How can I count the hidden files in a directory using a shell script?

Question

I have used this code

#!/bin/bash

ls -l
echo -n "Number of simple files : "
ls -l | egrep '^-' | wc -l 
echo -n "Number of directories : "
ls -l | egrep '^d' | wc -l
echo -n "Number of hidden files : "
ls -la | egrep '^.*\.$' | wc -l
echo -n "Number of hidden directories : "
ls -la | egrep '^d.*\.$' | wc -l
echo " End"

While I can understand how the first two egrep work I can't figure out how the last two work. More specific what does this mean '^.*\.$' ? I want a file that starts with . (hidden file) and then how I should shape my regular expression?

Answer 1

You shouldn't be using grep (or ls) for this task at all.
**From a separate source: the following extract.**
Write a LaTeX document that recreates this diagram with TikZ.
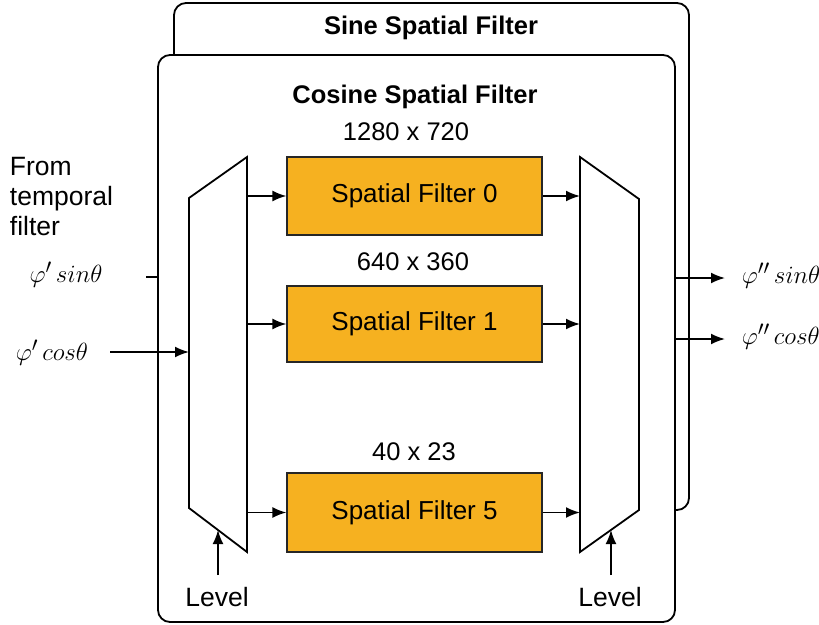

See http://mywiki.wooledge.org/ParsingLs for an in-depth discussion of how ls should only ever be used for interactive display to humans.
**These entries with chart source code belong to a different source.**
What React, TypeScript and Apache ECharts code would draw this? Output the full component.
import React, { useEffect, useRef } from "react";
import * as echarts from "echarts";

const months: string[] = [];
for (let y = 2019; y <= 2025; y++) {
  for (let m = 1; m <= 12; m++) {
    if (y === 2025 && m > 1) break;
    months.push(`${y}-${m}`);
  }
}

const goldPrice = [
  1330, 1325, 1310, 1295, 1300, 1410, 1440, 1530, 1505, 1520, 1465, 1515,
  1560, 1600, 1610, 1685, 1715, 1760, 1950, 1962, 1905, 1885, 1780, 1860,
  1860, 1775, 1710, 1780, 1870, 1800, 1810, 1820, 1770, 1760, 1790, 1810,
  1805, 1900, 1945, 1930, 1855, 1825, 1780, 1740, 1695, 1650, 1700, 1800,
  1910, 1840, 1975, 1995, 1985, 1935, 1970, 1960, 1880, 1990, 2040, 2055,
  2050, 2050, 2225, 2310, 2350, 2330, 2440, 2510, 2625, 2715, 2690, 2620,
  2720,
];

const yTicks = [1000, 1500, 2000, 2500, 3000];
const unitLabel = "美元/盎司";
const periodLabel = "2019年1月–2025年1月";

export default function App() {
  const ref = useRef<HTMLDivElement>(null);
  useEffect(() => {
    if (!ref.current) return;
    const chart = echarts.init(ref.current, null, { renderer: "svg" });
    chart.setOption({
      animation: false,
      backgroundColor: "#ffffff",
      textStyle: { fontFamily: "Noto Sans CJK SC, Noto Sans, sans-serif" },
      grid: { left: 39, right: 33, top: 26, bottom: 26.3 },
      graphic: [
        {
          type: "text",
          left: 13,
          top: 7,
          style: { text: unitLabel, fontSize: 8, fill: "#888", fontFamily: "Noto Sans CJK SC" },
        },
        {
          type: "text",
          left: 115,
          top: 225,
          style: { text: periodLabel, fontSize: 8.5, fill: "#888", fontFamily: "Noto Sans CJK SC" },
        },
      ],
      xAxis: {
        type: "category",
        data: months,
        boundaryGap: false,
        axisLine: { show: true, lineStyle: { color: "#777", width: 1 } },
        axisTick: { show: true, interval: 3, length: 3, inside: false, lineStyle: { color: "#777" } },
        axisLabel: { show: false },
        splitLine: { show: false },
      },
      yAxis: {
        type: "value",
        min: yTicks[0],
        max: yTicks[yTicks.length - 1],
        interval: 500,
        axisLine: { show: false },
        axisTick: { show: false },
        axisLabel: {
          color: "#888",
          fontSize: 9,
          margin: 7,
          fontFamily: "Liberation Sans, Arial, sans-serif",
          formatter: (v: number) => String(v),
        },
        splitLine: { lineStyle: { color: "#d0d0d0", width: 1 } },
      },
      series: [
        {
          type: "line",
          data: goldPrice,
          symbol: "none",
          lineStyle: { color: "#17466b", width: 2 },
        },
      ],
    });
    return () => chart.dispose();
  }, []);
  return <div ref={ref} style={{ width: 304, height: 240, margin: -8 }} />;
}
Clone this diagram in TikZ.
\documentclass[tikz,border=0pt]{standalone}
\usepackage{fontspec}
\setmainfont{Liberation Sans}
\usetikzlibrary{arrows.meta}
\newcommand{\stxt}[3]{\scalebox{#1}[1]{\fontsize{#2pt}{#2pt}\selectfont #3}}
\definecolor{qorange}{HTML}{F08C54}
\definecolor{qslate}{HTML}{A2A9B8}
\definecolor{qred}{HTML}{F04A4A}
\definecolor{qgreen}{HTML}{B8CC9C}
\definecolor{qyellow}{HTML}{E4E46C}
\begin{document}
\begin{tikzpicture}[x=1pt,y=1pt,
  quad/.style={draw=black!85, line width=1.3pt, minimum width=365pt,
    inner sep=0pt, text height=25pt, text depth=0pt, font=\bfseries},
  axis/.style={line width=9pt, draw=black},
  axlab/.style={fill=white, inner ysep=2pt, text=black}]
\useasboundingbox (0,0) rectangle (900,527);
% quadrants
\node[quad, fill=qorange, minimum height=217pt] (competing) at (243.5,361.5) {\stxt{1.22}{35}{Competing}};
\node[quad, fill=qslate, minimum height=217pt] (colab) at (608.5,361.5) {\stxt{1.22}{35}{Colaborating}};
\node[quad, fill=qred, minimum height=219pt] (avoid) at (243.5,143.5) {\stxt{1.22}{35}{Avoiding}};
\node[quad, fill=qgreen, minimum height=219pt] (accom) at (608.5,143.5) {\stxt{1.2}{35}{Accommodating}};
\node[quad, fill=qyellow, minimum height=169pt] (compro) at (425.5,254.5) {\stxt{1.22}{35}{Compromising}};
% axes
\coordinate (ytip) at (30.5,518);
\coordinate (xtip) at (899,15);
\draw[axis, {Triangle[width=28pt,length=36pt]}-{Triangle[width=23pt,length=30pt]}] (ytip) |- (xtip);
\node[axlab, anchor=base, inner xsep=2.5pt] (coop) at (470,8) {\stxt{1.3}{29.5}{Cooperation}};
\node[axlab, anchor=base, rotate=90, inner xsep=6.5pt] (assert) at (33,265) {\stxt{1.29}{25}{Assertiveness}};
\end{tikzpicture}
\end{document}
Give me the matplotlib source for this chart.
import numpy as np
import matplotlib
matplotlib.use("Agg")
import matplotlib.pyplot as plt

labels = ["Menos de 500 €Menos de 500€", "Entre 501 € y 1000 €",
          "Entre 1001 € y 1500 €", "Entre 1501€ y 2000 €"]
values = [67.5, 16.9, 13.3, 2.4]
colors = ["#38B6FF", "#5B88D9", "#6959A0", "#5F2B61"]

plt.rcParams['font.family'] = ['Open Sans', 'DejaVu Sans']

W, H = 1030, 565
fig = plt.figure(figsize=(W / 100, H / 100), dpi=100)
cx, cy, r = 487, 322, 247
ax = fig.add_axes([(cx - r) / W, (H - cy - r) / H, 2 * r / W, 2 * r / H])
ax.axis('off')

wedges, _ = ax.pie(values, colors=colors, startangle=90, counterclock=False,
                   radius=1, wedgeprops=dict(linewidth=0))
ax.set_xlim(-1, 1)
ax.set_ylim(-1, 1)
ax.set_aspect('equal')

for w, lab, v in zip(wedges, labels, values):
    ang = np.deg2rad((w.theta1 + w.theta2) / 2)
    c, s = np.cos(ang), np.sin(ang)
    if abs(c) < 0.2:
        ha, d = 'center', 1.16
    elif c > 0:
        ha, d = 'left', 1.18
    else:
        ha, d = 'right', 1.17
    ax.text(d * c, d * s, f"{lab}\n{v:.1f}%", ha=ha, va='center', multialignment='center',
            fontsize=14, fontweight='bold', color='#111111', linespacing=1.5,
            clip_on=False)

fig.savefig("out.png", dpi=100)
all_files=( * )            # includes directories
directories=( */ )         # directories only
hidden_files=( .* )        # includes directories
hidden_directories=( .*/ ) # directories only

echo "Number of files: $(( ${#all_files[@]} - ${#all_directories[@]} ))"
echo "Number of directories: ${#directories[@]}"
echo "Number of hidden files: $(( ${#hidden_files[@]} - ${#hidden_directories[@]} ))"
echo "Number of hidden directories: $(( ${#hidden_directories[@]} - 2 ))"

The - 2 in the last calculation is to remove . and .., which will always be present.

Answer 2

The regex doesn't work, because '^.*\.$' matches the dot at the end of the line. Use these commands instead to count hidden files and directories:

ls -ld .* | egrep '^-' | wc -l
ls -ld .* | egrep '^d' | wc -l

Note that egrep '^d' matches . and .. too, so you need subtract 2 from the result:

ls -ld .* | egrep '^d' | wc -l | awk '{print $1 - 2}'

Alternatives:

ls -ld .* | egrep '^d' | tail -n +3 | wc -l
echo $(($(ls -ld .* | egrep '^d' | wc -l) - 2))

Answer 3

last two work incorrect, but

ls -la | egrep '^.*\.$' | wc -l
ls -la | egrep '^d.*\.$' | wc -l

return 2

ls -la | egrep '^.*\.$' 
ls -la | egrep '^d.*\.$' 

return

drwxr-xr-x  7 root root  4096 date time .
drwxr-xr-x 31 root root  4096 date time ..

variant:

secret files:
ls -la | grep '^-' |awk '{print $9}' |egrep '^\.[^\.]' |wc -l
secret dirs:
ls -la | grep '^d' |awk '{print $9}' |egrep '^\.[^\.]' |wc -l

Answer 4

Note that your approach of parsing ls output for this purpose is wrong. See @Dharles Duffy's answer for a better alternative. To answer your question though and explain the regex a little bit:

'^.*\.$' means

^     // From the beginning of the string
.*    // match zero or more of any character
\.    // match one literal full-stop
$     // end of the string

I am not sure what you mean with a "secret" file but if you mean a hidden file, i.e. one that begins with . and then a filename, the way to regex that would be

'^\..*$'

Note that this is not when parsing ls output and is just for a file or directory name and does not discern between the two.

Answer 5

find $THE_DIRECTORY -maxdepth 1 -type f -name '.*' | wc --lines

Should work, you may want to use -L if you want to find symlinks as well.